As for the 30th Street Corridor, its potential for connectivity is huge, because it is a massive stretch of land, “from Hampton Avenue all the way south to the Menomonee Valley, some four miles long,” as Susan Nusser has reported for Urban Milwaukee. “It encompasses 880 acres, or the size of about 660 football fields.” The project to redevelop the corridor has been going on for years, and involves a huge cast of characters, as Nusser noted: the State of Wisconsin, the city, the Milwaukee 7 regional business group, businesses in the corridor, real estate and property developers, environmental regulators, the Milwaukee Metropolitan Sewerage District, the EPA, neighborhood associations, and area residents. For that and other reasons, progress has been very slow. And a biking trail — which has never been discussed by the city — is likely to rank at the bottom of a long list of other priorities for the corridor.
That, of course, is a key goal of this study, to bring attention to this possible project, as Thorstensen notes. If you’re going to redevelop the corridor anyway, it might be easier and cheaper to do the bike trail as part of the effort. But the cost and practicalities of such a project have yet to receive any analysis.
But Thorstensen argues it can happen if the community makes it a priority. “I think a lot of it is really political will,” she told the publication Streetsblog, which wrote about the study. “It takes time to do community engagement really deeply, especially in communities that have been historically disenfranchised… It won’t succeed unless you have that buy-in at the local level.”
She compared the 30th Street Corridor to the Midtown Greenway in Minneapolis, which was converted it to a rail-trail, beginning in 2000. “They built a world-class facility,” Thorstensen noted.
For now, this new study has put the issue of bike equity on the map and helped dramatize how the city could become a better connected and more equitable community through the most modest of transit options: the bike. It’s an option an increasing number of Milwaukeeans are coming to embrace.
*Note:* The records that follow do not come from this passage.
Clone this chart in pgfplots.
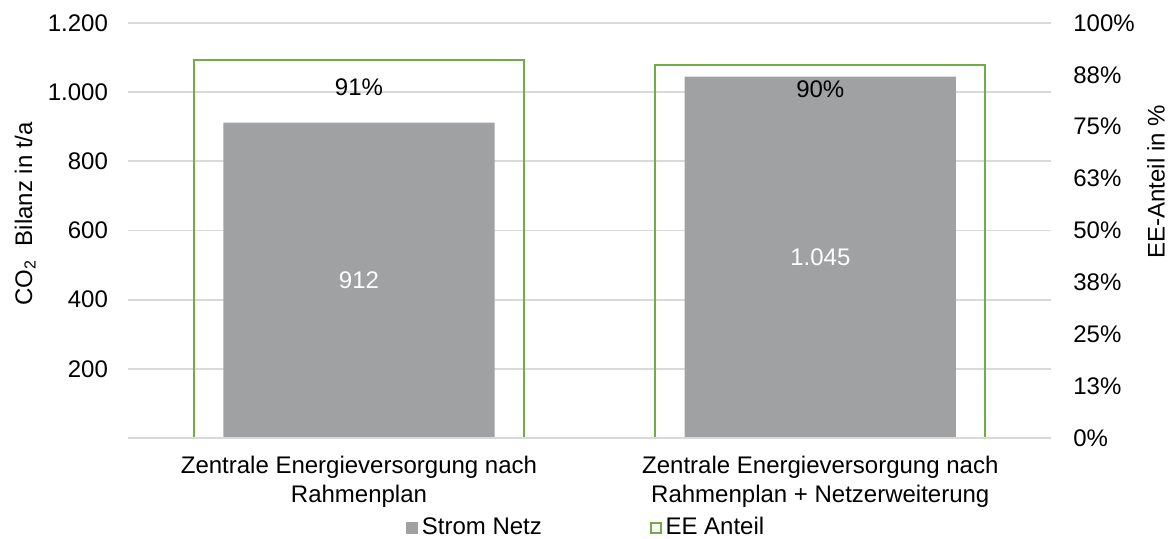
\documentclass[border=0pt]{standalone}
\usepackage{fontspec}
\setmainfont{Liberation Sans}
\usepackage{pgfplots}
\pgfplotsset{compat=1.18}
\definecolor{barg}{HTML}{A0A1A3}
\definecolor{eeg}{HTML}{70AD47}
\definecolor{gridg}{HTML}{D9D9D9}
\begin{document}
\fontsize{12}{14.5}\selectfont
\begin{tikzpicture}
\useasboundingbox (0,0) rectangle (584.5pt,269pt);
\pgfplotsset{
  base/.style={
    at={(64.15pt,50pt)}, anchor=south west,
    scale only axis, width=461.35pt, height=207.5pt,
    xmin=-0.5, xmax=1.5,
    /pgf/number format/assume math mode=true,
    tick label style={font=\fontsize{12}{14.5}\selectfont},
    label style={font=\fontsize{12}{14.5}\selectfont},
    major tick length=0pt,
  }
}
\begin{axis}[base,
  ymin=0, ymax=1200,
  xtick={0,1},
  xticklabels={{Zentrale Energieversorgung nach\\Rahmenplan},{Zentrale Energieversorgung nach\\Rahmenplan + Netzerweiterung}},
  xticklabel style={align=center, yshift=-5pt},
  ytick={0,200,...,1200},
  yticklabels={,200,400,600,800,1.000,1.200},
  yticklabel style={xshift=-6pt},
  ymajorgrids, grid style={gridg, line width=0.9pt},
  axis line style={draw=none},
  ylabel={CO\textsubscript{2}\ \ Bilanz in t/a},
  ylabel style={at={(axis description cs:-0.1117,0.54)}, anchor=center},
]
\addplot[ybar, bar width=0.588, fill=barg, draw=none] coordinates {(0,912) (1,1045)};
\node[white] at (axis cs:0,456) {912};
\node[white] at (axis cs:1,522.5) {1.045};
\end{axis}
\begin{axis}[base,
  ymin=0, ymax=100,
  axis x line*=bottom, axis y line*=right,
  axis line style={-},
  x axis line style={gridg, line width=1pt},
  y axis line style={draw=none},
  xtick=\empty,
  ytick={0,12.5,25,37.5,50,62.5,75,87.5,100},
  yticklabels={0\%,13\%,25\%,38\%,50\%,63\%,75\%,88\%,100\%},
  yticklabel style={xshift=7pt},
  axis on top,
  ylabel={EE-Anteil in \%},
  ylabel style={at={(axis description cs:1.1139,0.617)}, anchor=center, rotate=0},
  legend style={at={(axis description cs:0.497,-0.217)}, anchor=center, draw=none,
    font=\fontsize{12}{14.5}\selectfont, /tikz/every even column/.append style={column sep=52pt}},
  legend columns=2,
]
\addlegendimage{legend image code/.code={\fill[barg] (0pt,-2.9pt) rectangle (5.8pt,2.9pt);}}
\addlegendentry{Strom Netz}
\addplot[ybar, bar width=0.715, fill=none, draw=eeg, line width=1pt,
  legend image code/.code={\draw[eeg, line width=1pt] (0.5pt,-2.4pt) rectangle (5.3pt,2.4pt);}]
  coordinates {(0,91) (1,90)};
\addlegendentry{EE Anteil}
\node at (axis cs:0,84.5) {91\%};
\node at (axis cs:1,84.0) {90\%};
\end{axis}
\end{tikzpicture}
\end{document}
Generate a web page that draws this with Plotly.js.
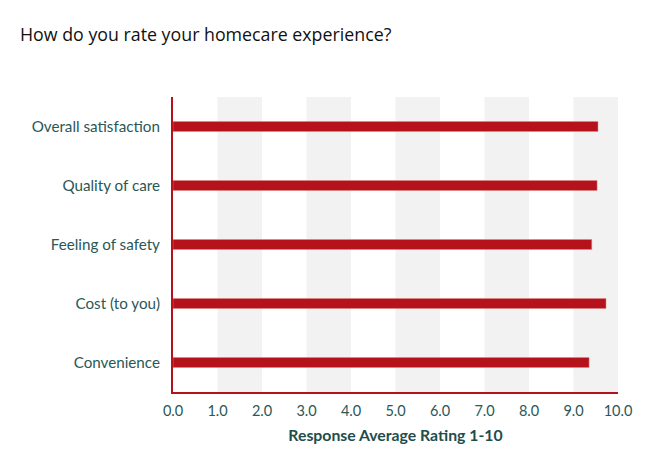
<!DOCTYPE html>
<html>
<head>
<meta charset="utf-8">
<script src="https://cdn.plot.ly/plotly-3.0.1.min.js"></script>
<style>html,body{margin:0;padding:0;background:#fff}#chart{width:667px;height:469px}</style>
</head>
<body>
<div id="chart"></div>
<script>
const categories = ["Overall satisfaction", "Quality of care", "Feeling of safety", "Cost (to you)", "Convenience"];
const ratings = [9.55, 9.53, 9.41, 9.73, 9.35];
const tickValues = [0, 1, 2, 3, 4, 5, 6, 7, 8, 9, 10];
const bandStarts = [1, 3, 5, 7, 9];

const red = "#b5121b";
const teal = "#2a5757";

const shapes = bandStarts.map(s => ({
  type: "rect", xref: "x", yref: "paper", x0: s, x1: s + 1, y0: 0, y1: 1,
  fillcolor: "#f2f2f2", line: {width: 0}, layer: "below"
}));

const trace = {
  type: "bar", orientation: "h",
  x: ratings, y: categories,
  marker: {color: red, line: {color: "#d88", width: 0.5}},
  width: 0.17, hoverinfo: "x+y"
};

const layout = {
  width: 667, height: 469,
  margin: {l: 173, r: 49, t: 97, b: 77},
  paper_bgcolor: "#fff", plot_bgcolor: "#fff",
  showlegend: false,
  title: {text: "How do you rate your homecare experience?", x: 20/667, xanchor: "left", y: 1 - 35/469, yanchor: "middle",
    font: {family: "Open Sans, sans-serif", size: 17.8, color: "#111"}},
  xaxis: {
    range: [0, 10], tickvals: tickValues, tickformat: ".1f", showgrid: false, zeroline: false,
    showline: true, linecolor: red, linewidth: 2, ticks: "", fixedrange: true, ticklabelstandoff: 5,
    tickfont: {family: "Lato, sans-serif", size: 14.5, color: teal},
    title: {text: "<b>Response Average Rating 1-10</b>", standoff: 12, font: {family: "Lato, sans-serif", size: 15.8, color: "#1e4d4b"}}
  },
  yaxis: {
    autorange: "reversed", type: "category", showgrid: false, zeroline: false,
    showline: true, linecolor: red, linewidth: 2, ticks: "", ticklabelstandoff: 8,
    tickfont: {family: "Lato, sans-serif", size: 15.2, color: teal}, fixedrange: true
  },
  shapes: shapes
};

Plotly.newPlot("chart", [trace], layout, {displayModeBar: false, staticPlot: true});
</script>
</body>
</html>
Update 4:45 p.m. July 11: Sandy Rusch Walton, Communications Manager for the city Department of Public Works, emailed me to offer this summary on the status of the two proposed bike trail projects: “The City of Milwaukee is an active partner on the Rails-to-Trails Conservancy (RTC) Route of the Badger project. Both the Kinnickinnic River Trail extension and the 30th St Industrial Corridor trail are included in the 2010 Milwaukee by Bike master plan, and the City is committed to realizing the plan. There was more momentum for extending the KK River Trail westward, but it diminished after the City didn’t receive funding from grant applications in 2015. At this time, while there are no active design projects for either trail underway, the City is working with RTC and other key stakeholders to identify preferred routes and funding opportunities to regain momentum on these projects.”